After 20 trades, you’ll see your edge (or lack thereof). After 50 trades, you’ll know exactly how to improve. After 100 trades, you’ll be profitable or know exactly why you’re not.
Most traders quit before trade 20. If you journal for 4 weeks straight, you’ll already be ahead of 80% of traders.
That’s your competitive advantage.
People Also Ask
What's the difference between a trade log and a trading journal?
A trade log is just the mechanics — entry price, exit price, P&L. A trading journal includes the *why* — your setup, your psychology, your decision-making. A trade log tracks what happened. A journal tracks why it happened and what you learned. Always aim for a full journal, not just a log.
Should I log trades manually or use software?
Software saves time (auto-fills from your broker), but manual logging forces you to slow down and think about each trade. Best approach: use software to log the mechanics (prices, sizes), then add manual notes on setup and psychology. This combines speed with reflection. As you get comfortable, manual logging feels faster anyway.

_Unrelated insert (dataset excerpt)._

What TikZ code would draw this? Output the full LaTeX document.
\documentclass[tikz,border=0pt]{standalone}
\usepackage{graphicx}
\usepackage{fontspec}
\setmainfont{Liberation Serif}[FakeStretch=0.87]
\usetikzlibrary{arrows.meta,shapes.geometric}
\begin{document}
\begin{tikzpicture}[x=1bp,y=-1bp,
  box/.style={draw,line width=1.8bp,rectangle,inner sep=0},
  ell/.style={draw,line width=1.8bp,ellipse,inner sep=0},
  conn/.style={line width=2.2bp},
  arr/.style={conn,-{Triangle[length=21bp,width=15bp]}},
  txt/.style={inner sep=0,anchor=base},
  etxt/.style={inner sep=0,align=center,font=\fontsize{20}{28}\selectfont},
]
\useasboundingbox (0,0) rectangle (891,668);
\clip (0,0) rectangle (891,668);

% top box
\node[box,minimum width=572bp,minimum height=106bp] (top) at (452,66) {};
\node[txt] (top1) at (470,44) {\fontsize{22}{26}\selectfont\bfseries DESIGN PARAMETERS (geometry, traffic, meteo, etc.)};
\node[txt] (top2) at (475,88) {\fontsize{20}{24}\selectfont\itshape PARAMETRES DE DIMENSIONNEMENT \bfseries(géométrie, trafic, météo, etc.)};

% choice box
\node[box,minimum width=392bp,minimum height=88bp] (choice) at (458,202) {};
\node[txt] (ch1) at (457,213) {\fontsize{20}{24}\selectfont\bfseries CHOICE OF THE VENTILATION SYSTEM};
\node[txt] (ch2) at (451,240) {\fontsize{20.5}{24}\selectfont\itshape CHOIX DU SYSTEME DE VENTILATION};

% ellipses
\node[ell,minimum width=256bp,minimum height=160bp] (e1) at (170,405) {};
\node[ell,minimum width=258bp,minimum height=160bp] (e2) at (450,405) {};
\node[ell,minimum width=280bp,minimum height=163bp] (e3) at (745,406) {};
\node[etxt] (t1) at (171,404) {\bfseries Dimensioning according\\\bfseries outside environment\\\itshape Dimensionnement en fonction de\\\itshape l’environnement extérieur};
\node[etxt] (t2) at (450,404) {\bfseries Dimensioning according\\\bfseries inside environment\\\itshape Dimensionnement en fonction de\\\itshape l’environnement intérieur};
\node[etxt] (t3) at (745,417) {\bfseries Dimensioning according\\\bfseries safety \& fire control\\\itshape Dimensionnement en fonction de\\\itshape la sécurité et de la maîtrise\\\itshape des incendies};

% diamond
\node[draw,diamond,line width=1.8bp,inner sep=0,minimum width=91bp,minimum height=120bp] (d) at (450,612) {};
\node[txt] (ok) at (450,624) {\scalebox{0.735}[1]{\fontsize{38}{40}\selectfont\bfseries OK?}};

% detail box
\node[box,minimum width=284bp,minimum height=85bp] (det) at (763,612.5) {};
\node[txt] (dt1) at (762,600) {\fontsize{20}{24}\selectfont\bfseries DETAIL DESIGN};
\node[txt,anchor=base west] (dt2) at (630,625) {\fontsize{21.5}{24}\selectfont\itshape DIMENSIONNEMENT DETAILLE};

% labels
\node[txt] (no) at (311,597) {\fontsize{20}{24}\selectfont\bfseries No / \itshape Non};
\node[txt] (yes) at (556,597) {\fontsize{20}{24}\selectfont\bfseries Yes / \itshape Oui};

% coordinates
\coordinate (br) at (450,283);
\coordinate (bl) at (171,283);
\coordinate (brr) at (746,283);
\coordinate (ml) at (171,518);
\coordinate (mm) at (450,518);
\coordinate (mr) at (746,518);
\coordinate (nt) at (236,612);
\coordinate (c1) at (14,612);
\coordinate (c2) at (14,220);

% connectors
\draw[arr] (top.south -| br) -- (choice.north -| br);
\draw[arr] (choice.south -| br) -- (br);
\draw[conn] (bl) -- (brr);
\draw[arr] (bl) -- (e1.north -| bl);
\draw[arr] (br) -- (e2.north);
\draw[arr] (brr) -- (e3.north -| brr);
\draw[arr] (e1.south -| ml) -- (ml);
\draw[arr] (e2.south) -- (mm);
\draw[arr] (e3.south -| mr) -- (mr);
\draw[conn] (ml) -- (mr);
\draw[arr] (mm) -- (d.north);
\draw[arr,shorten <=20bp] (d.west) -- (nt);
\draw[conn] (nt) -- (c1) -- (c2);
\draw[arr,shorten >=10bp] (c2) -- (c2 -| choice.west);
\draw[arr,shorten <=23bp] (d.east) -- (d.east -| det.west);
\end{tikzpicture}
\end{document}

How detailed should my setup description be?
2-3 sentences maximum. "Price bounced off 4H support, broke above yesterday's high on 1H, RSI not overbought" is perfect. Full page essays mean you're over-thinking it and won't be consistent. Be concise but complete. You should be able to recreate your entry reason in 30 seconds from those notes.

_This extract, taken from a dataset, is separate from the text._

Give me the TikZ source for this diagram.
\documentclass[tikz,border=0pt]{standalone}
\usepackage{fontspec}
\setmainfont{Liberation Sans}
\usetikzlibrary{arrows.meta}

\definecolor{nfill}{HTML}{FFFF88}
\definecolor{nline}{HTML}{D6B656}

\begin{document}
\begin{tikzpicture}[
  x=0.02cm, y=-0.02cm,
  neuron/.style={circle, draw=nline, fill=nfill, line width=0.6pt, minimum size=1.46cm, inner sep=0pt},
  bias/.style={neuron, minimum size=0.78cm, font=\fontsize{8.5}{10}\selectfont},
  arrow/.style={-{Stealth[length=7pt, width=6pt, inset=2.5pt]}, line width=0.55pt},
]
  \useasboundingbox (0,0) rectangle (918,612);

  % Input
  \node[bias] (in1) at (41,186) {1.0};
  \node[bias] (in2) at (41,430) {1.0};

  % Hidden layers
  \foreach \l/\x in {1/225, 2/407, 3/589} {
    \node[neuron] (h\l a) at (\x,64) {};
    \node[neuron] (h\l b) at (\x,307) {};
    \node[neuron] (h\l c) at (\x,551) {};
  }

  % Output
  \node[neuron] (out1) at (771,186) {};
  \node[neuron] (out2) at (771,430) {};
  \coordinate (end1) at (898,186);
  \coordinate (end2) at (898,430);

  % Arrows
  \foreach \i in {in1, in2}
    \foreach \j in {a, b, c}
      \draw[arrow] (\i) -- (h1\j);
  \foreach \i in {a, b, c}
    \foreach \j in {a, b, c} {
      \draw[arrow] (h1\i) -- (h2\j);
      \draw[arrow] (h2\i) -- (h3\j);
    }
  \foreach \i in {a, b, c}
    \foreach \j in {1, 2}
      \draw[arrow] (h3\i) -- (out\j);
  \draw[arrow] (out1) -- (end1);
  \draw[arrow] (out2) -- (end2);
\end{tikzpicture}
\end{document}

When should I journal — immediately after exit or at end of day?
Immediately is better if you're trading. It captures your emotions and reasoning while fresh. If you're part-time, end-of-day is fine. The key: don't delay more than a few hours or you'll rationalize/forget details. Ideally within 1 hour of exit.
What if I took a trade and I'm not sure if it was a real setup or FOMO?
Journal it honestly. Mark it "setup: unclear" or "setup: likely FOMO." Don't pretend. After 20 trades, you'll see the pattern — your "unclear" entries have much lower win rates. That's exactly the kind of data you need to tighten your entries. Honesty in the journal is everything.